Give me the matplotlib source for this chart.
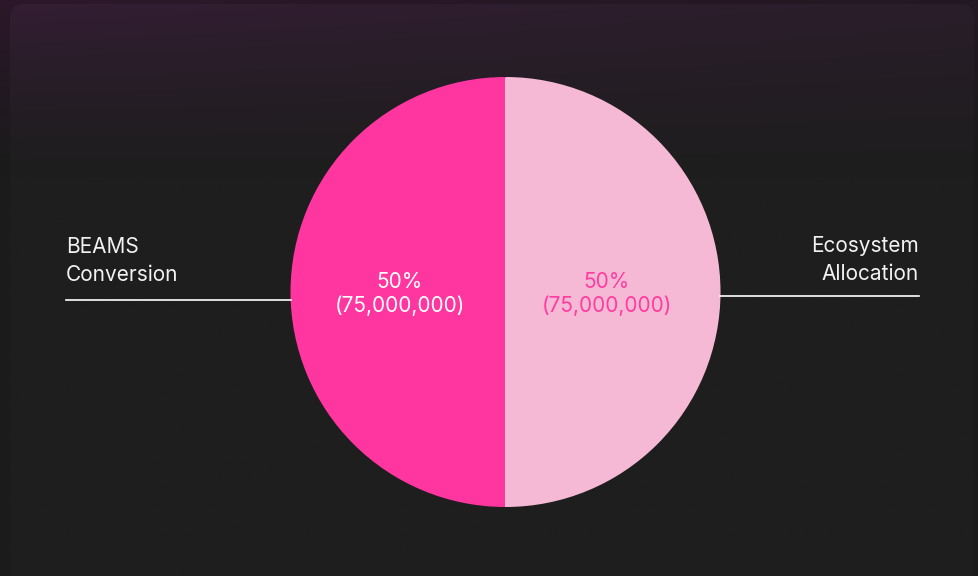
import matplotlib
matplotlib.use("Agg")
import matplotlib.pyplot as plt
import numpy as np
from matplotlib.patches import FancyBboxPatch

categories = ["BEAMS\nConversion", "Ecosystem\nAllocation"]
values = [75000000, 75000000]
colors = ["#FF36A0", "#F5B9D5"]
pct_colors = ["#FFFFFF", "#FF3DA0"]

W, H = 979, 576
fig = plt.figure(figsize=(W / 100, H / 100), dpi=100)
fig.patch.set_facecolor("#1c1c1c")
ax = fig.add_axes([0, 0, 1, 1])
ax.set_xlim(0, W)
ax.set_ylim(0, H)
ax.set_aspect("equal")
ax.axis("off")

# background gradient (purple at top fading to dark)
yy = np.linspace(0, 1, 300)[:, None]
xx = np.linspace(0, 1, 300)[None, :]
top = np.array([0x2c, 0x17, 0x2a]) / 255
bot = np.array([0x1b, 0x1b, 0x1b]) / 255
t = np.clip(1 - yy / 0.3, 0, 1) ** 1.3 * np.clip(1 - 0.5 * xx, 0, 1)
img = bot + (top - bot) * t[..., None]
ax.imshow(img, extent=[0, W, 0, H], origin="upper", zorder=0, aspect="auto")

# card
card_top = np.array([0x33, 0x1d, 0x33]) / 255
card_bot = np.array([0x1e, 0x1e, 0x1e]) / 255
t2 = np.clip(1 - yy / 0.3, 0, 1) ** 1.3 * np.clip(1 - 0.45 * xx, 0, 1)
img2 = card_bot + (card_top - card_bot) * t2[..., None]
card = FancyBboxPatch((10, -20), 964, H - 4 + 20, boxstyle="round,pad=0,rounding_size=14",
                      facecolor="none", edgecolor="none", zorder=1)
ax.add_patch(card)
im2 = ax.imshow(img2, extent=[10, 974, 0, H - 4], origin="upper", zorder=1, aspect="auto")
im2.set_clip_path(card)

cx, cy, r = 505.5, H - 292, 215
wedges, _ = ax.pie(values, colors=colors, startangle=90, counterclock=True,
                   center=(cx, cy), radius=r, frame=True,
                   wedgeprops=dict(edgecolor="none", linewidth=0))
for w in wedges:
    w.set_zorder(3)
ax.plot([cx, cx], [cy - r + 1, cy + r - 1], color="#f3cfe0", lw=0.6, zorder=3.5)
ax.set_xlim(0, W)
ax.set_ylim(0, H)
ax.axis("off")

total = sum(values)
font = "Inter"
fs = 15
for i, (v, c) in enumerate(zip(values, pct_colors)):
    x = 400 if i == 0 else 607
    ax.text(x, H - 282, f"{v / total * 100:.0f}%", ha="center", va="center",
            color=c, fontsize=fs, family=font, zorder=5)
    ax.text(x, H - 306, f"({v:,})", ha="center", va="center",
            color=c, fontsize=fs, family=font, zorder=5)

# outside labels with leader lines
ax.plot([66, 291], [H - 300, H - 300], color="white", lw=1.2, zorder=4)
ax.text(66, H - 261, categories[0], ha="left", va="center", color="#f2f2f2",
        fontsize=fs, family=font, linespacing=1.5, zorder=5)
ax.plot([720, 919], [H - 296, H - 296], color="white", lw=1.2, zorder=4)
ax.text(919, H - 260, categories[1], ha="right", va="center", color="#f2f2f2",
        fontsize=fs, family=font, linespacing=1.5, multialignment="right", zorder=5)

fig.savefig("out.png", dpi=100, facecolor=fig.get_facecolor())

* * *

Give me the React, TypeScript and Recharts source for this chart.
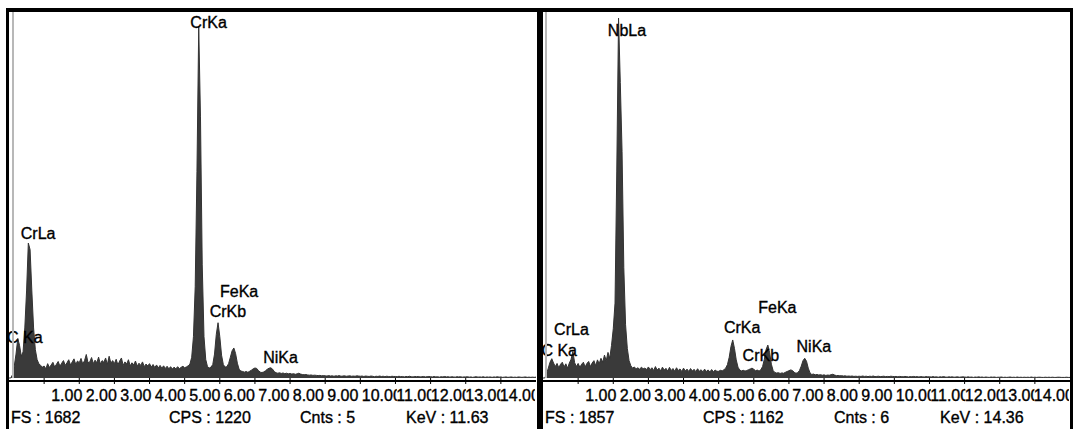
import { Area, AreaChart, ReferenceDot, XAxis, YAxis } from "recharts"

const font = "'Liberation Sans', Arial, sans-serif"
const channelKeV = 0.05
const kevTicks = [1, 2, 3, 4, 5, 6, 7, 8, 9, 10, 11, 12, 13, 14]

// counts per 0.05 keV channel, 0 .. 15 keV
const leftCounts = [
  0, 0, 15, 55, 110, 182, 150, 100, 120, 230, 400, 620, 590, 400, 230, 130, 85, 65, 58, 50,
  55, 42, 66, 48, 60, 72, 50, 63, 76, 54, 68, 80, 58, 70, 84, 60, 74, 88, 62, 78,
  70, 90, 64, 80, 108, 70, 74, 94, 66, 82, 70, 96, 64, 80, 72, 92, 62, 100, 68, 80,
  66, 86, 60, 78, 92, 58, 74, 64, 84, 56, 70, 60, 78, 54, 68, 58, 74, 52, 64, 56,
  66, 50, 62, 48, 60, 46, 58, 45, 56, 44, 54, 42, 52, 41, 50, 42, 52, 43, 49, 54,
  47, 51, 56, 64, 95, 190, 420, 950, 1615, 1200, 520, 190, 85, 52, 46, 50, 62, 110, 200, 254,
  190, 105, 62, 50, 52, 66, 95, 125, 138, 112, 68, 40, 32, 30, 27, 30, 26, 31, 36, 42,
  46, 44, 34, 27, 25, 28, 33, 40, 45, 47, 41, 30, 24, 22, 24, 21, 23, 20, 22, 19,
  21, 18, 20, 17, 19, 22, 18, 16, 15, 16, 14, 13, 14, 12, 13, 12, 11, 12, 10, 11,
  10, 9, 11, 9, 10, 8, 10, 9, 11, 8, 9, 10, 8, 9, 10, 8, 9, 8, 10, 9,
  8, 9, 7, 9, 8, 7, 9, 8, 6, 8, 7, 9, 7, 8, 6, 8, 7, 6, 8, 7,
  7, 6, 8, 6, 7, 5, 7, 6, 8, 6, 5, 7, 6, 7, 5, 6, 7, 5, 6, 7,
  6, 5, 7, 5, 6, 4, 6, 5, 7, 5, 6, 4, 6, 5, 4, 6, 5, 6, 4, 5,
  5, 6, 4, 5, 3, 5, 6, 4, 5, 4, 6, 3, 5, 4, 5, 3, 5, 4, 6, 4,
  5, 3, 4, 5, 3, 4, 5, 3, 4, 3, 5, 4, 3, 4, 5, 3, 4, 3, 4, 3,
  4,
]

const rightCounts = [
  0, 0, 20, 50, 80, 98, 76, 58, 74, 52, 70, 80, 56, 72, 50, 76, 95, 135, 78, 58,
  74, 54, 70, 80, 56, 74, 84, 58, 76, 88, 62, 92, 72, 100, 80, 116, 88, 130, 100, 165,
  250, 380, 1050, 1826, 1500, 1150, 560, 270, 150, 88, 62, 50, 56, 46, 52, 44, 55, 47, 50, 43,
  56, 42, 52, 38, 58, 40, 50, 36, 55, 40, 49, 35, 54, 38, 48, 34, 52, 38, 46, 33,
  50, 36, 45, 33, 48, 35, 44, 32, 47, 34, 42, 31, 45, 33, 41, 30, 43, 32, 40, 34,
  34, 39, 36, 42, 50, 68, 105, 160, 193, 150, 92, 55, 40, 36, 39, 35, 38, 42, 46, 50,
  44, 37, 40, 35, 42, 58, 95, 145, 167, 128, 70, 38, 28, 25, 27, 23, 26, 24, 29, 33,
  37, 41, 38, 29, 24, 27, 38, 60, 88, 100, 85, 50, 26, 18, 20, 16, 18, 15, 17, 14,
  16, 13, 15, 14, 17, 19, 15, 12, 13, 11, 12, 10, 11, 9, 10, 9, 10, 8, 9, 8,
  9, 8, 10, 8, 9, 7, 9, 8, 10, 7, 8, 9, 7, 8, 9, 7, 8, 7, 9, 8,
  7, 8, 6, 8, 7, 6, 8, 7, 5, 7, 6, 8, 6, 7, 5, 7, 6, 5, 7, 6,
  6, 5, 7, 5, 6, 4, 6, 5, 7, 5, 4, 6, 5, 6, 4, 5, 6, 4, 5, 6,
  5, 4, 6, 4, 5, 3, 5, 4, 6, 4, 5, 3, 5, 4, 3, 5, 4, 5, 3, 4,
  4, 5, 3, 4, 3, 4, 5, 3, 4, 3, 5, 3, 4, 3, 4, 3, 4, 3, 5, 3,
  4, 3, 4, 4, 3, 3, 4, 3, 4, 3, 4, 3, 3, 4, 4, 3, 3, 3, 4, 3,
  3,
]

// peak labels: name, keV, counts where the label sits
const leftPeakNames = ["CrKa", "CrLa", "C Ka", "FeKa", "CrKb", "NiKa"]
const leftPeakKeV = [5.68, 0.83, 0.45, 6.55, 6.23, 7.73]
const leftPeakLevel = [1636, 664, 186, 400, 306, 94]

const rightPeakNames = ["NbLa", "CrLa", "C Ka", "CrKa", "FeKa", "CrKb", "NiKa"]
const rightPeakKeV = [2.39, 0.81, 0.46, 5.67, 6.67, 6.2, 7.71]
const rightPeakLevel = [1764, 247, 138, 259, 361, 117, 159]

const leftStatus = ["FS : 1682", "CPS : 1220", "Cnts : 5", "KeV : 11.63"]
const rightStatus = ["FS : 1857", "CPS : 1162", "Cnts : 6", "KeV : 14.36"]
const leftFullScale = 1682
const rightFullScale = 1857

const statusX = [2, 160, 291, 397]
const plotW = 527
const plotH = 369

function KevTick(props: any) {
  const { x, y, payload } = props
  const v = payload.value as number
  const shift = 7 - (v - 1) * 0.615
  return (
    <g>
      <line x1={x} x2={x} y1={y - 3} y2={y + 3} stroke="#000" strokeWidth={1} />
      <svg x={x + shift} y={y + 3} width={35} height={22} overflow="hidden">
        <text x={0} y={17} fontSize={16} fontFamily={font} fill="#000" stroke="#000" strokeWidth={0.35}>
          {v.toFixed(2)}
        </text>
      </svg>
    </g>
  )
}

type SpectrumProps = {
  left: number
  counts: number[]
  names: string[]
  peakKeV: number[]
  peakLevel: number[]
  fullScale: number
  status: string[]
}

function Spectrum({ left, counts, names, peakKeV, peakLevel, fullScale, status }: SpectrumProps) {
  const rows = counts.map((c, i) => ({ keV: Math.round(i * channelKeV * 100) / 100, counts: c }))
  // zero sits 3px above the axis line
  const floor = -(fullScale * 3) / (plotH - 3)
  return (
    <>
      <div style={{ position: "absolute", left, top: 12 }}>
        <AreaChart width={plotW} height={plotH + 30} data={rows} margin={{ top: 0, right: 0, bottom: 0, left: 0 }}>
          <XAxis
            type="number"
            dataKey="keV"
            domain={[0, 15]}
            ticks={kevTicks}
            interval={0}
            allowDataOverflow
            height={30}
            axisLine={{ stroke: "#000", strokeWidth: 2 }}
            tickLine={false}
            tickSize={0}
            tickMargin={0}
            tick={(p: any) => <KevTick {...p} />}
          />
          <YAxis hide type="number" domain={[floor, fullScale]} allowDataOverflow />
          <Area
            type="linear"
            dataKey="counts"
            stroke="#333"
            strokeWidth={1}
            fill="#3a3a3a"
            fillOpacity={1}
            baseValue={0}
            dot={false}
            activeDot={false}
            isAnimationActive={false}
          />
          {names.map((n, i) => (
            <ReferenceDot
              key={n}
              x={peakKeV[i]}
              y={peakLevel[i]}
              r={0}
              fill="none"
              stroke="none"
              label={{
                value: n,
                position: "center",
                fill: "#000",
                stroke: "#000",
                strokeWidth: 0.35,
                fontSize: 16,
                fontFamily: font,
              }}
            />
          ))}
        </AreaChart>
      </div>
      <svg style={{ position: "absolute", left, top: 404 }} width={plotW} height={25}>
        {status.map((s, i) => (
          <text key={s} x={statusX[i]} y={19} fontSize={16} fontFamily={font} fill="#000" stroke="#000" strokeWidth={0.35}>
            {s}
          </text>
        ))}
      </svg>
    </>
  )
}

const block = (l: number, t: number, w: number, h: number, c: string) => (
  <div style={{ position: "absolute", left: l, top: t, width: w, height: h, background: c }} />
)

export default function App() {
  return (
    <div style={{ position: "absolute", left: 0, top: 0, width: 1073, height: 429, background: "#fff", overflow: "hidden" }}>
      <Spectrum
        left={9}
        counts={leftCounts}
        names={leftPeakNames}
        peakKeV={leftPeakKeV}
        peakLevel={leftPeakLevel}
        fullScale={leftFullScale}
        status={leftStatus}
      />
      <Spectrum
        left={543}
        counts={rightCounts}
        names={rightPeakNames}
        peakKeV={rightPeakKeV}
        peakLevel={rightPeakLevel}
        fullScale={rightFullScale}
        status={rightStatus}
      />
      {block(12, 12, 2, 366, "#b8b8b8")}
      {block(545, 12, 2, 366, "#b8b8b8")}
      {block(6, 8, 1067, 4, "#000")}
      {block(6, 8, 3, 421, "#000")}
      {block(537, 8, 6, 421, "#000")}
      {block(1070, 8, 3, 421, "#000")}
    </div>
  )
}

* * *

> Work to do
From the records above, quote word for word only the lines beginning at the line that has "Give me the matplotlib source for this chart." and stopping after the line that has "im2.set_clip_path(card)". Omit the pictures.

> Output for this task
Give me the matplotlib source for this chart.
import matplotlib
matplotlib.use("Agg")
import matplotlib.pyplot as plt
import numpy as np
from matplotlib.patches import FancyBboxPatch

categories = ["BEAMS\nConversion", "Ecosystem\nAllocation"]
values = [75000000, 75000000]
colors = ["#FF36A0", "#F5B9D5"]
pct_colors = ["#FFFFFF", "#FF3DA0"]

W, H = 979, 576
fig = plt.figure(figsize=(W / 100, H / 100), dpi=100)
fig.patch.set_facecolor("#1c1c1c")
ax = fig.add_axes([0, 0, 1, 1])
ax.set_xlim(0, W)
ax.set_ylim(0, H)
ax.set_aspect("equal")
ax.axis("off")

# background gradient (purple at top fading to dark)
yy = np.linspace(0, 1, 300)[:, None]
xx = np.linspace(0, 1, 300)[None, :]
top = np.array([0x2c, 0x17, 0x2a]) / 255
bot = np.array([0x1b, 0x1b, 0x1b]) / 255
t = np.clip(1 - yy / 0.3, 0, 1) ** 1.3 * np.clip(1 - 0.5 * xx, 0, 1)
img = bot + (top - bot) * t[..., None]
ax.imshow(img, extent=[0, W, 0, H], origin="upper", zorder=0, aspect="auto")

# card
card_top = np.array([0x33, 0x1d, 0x33]) / 255
card_bot = np.array([0x1e, 0x1e, 0x1e]) / 255
t2 = np.clip(1 - yy / 0.3, 0, 1) ** 1.3 * np.clip(1 - 0.45 * xx, 0, 1)
img2 = card_bot + (card_top - card_bot) * t2[..., None]
card = FancyBboxPatch((10, -20), 964, H - 4 + 20, boxstyle="round,pad=0,rounding_size=14",
                      facecolor="none", edgecolor="none", zorder=1)
ax.add_patch(card)
im2 = ax.imshow(img2, extent=[10, 974, 0, H - 4], origin="upper", zorder=1, aspect="auto")
im2.set_clip_path(card)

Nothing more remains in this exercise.